For more information, visit Barrel 21 Distillery & Dining on Facebook or check out the website

Vilma Shu is an editorial consultant for Town&Gown.


Chef Justin Berkebile’s special recipe for Parisian Gnocchi:

12 oz Flour

4 oz Butter

1/2-quart Water

2 tsp Salt

3 Lemon zest/juice

1 oz Chives (minced)

2 oz Mascarpone cheese

1/2 cup Parmesan cheese

6 Eggs (approximately)



  1. Place butter, water, salt in medium sized pot and bring to a boil. Add flour and stir until it forms a dough and cook while stirring for 5 minutes after.
  2. Take dough and place in mixer with paddle attachment and mix on speed 2 for 1 minute.
  3. Add lemon juice/zest and both cheese until combined.
  4. Add eggs one at a time until the dough spiderwebs around the bowl.
  5. Put in pastry bag with round tip.
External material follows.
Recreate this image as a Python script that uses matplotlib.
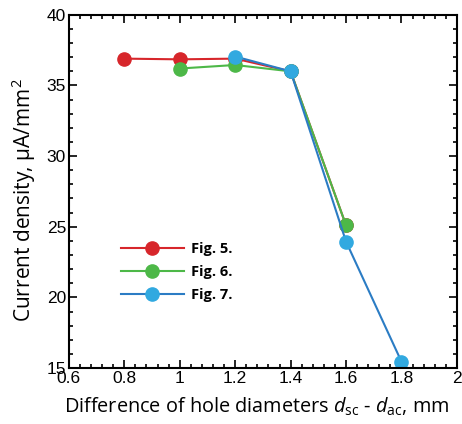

Take double handled pot filled with heavily salted water, with butcher's twine tied tightly across the pot on the handles. Bring to a boil.
  6. Pipe out gnocchi.
  7. Cook gnocchi in multiple batches so they do not overcook.
  8. When gnocchi float, take them out with a fryer spider and place on oiled sheet tray.
  9. Chill completely.
  10. When ready to use, take a sauté pan with enough oil to coat the bottom of the pan on high heat. When pan is very hot, sauté the gnocchi until the gnocchi slightly browns. Add gnocchi to any sauce.